‘One of those things, eh?’
Even by Kane Williamson’s standards, it was spectacular understatement.
New Zealand’s captain was wry in the face of a defeat that would have left lesser souls an angry, puddly mess.
But as he watched Eoin Morgan’s merry men yahooing around a delirious Lord’s, Williamson must have wondered what his side had done to anger the cricketing gods.
“There were so many small parts in that match which could have gone either way,” he mused.
If Martin Guptill’s attempted run out an over later hadn’t collided with Stokes’ bat, streaking away to the boundary to give England six runs.
If Henry Nicholls hadn’t been blinded by the late evening sun, allowing Jos Buttler to scramble two from the penultimate delivery of the super over.
If. If. If.
Such bilious ponderings are bound to churn after defeat by boundary count in a Super Over. Especially when your side has done everything right.
New Zealand were masters of detail.
Their 241/8 was impressive given Williamson, the Black Caps’ eternal run-spring, who had gushed forth more than a third of their runs in this tournament, was dismissed for just 30.
The skipper had as usual been batting in his own space-time bubble. Confronted with the face-melting pace of Jofra Archer and Mark Wood, he seemed to have time to do a quick crossword before deigning to select each stroke.
So it came as a surprise when he feathered a Plunkett cross-seamer through to Buttler. This most unhurried of batsman, playing always late, always close to the body, swooshed at a ball that dithered a fraction on a pedestrian pitch. The edge was so faint that umpire Kumar Dharmasena did not detect it. But Eoin Morgan did, and ultra-edge confirmed it.
New Zealand knew, though, that they didn’t need a mountainous score to give themselves a chance. They had showed it against India. Just get something. So they dug in, scraping and edging their way past 200, 215, 230. The ball plunked and clonked off the bat, only rarely sounding the sweet ringing ‘pock’ of the middle. It didn’t matter.

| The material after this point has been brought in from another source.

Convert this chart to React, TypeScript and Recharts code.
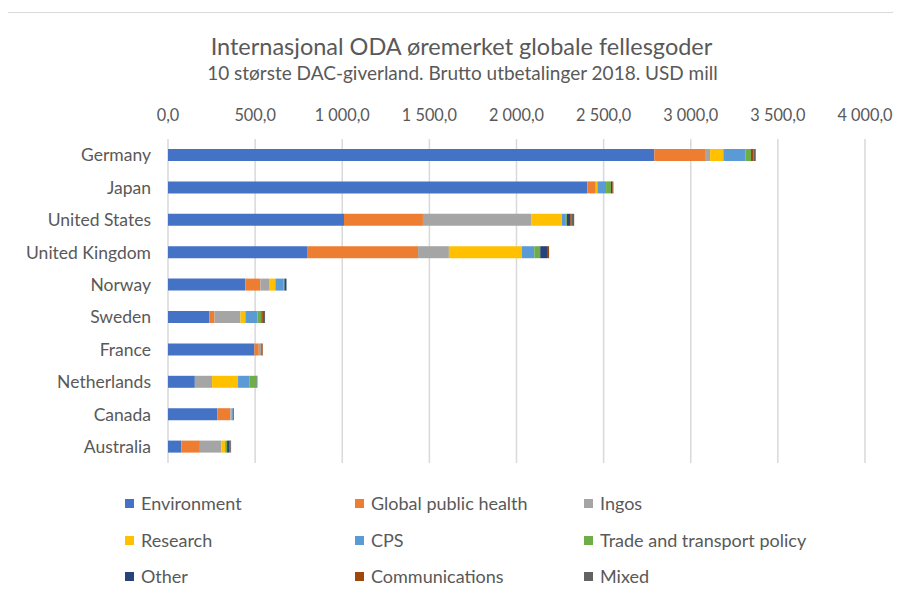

Boult’s pad-seeking missiles had England’s top order hopping. Matt Henry was even better than his new-ball partner, hooping away swingers past the outside edge and jagging cutters up the slope past the inside edge.
Then came Colin de Grandhomme. Bowling with a noose of five offside fielders, the 32-year-old grunted in his medium pacers with unerring accuracy. Ten overs cost a strangulating 25 runs. England gasped for breath.

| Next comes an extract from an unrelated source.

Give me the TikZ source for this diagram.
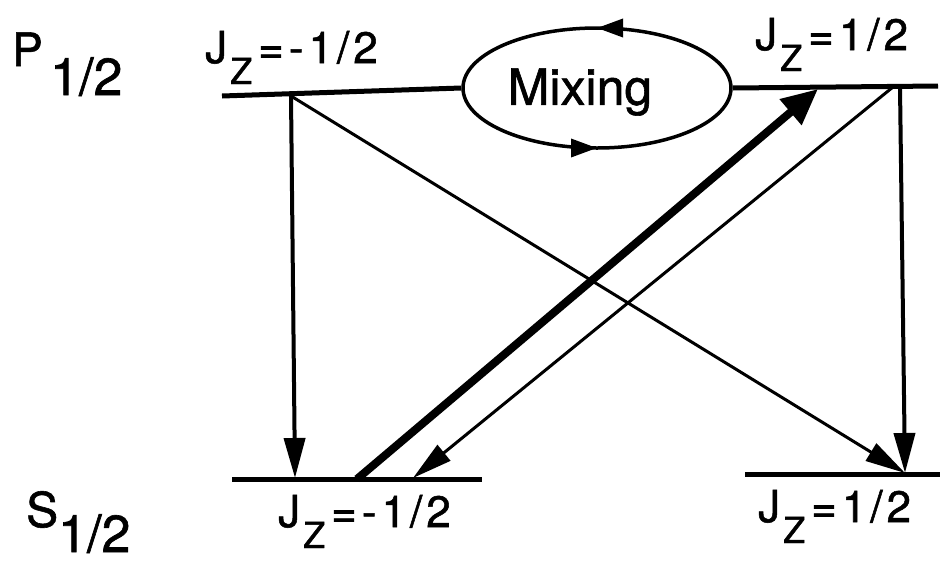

Wing-commanders Lockie Ferguson and Jimmy Neesham were at their snarling best at the death, snagging six scalps between them as England began to panic.
But it was in the field that New Zealand’s clear-eyed grasp of detail really showed. The howitzer throws, the full length stops, and the two sprinting, sprawling boundary catches, ball plucked from the air inches off the ground.

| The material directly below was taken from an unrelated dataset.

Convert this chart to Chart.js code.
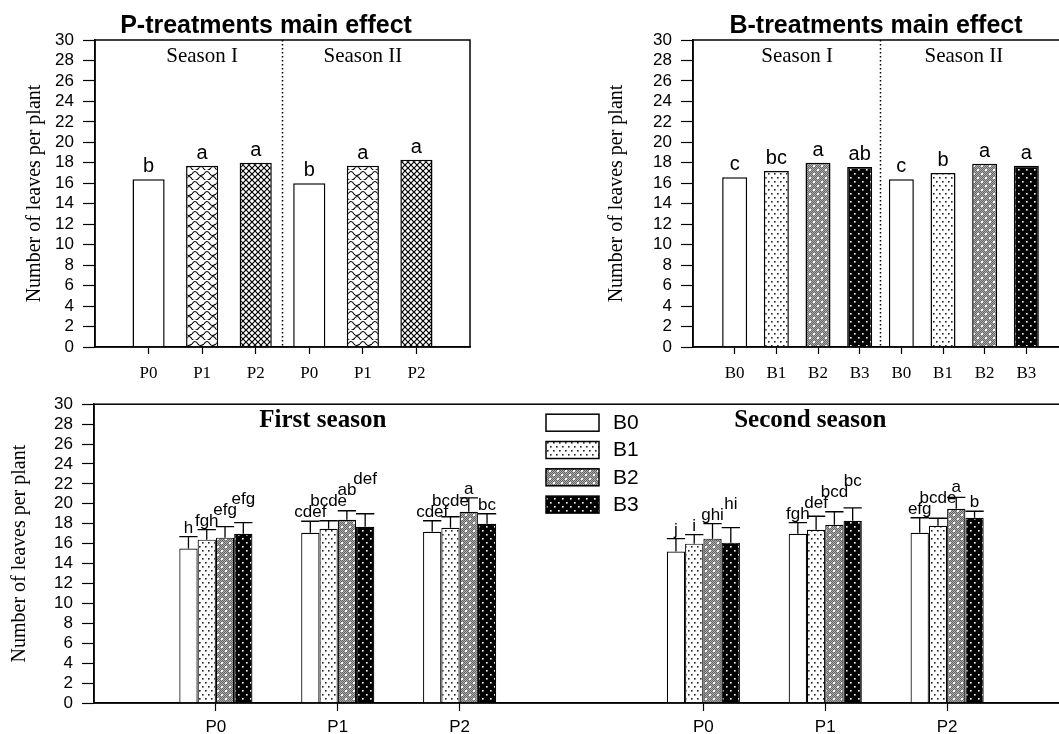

England had run up against an anti-England. Eoin Morgan’s men had blasted all comers into oblivion over the previous four years, crushing opponents by 100 runs, 150 runs, 8 wickets, 10 wickets, drunk on their surfeit of batting power.
In the Black Caps they met a side that strove not to destroy but to grind down, that won not by overwhelming, but by edging out. New Zealand embraced the pressure, the constriction, the thinning of the air.
When four overthrows left England needing three from two balls, the Boult held them to a pair of singles.
When Stokes and Buttler scrambled 15 from their super over, Neesham replied by rustling 14 from 5.
It wasn’t enough.
Reflecting on the overthrows, Williamson grinned.
‘That was a little bit of a shame, wasn’t it?’ he said, ‘Those things happen. You just hope they’re not going to happen in moments like that.’
England were brilliant. But the quiet captain and his meticulous, defeated team were beautiful.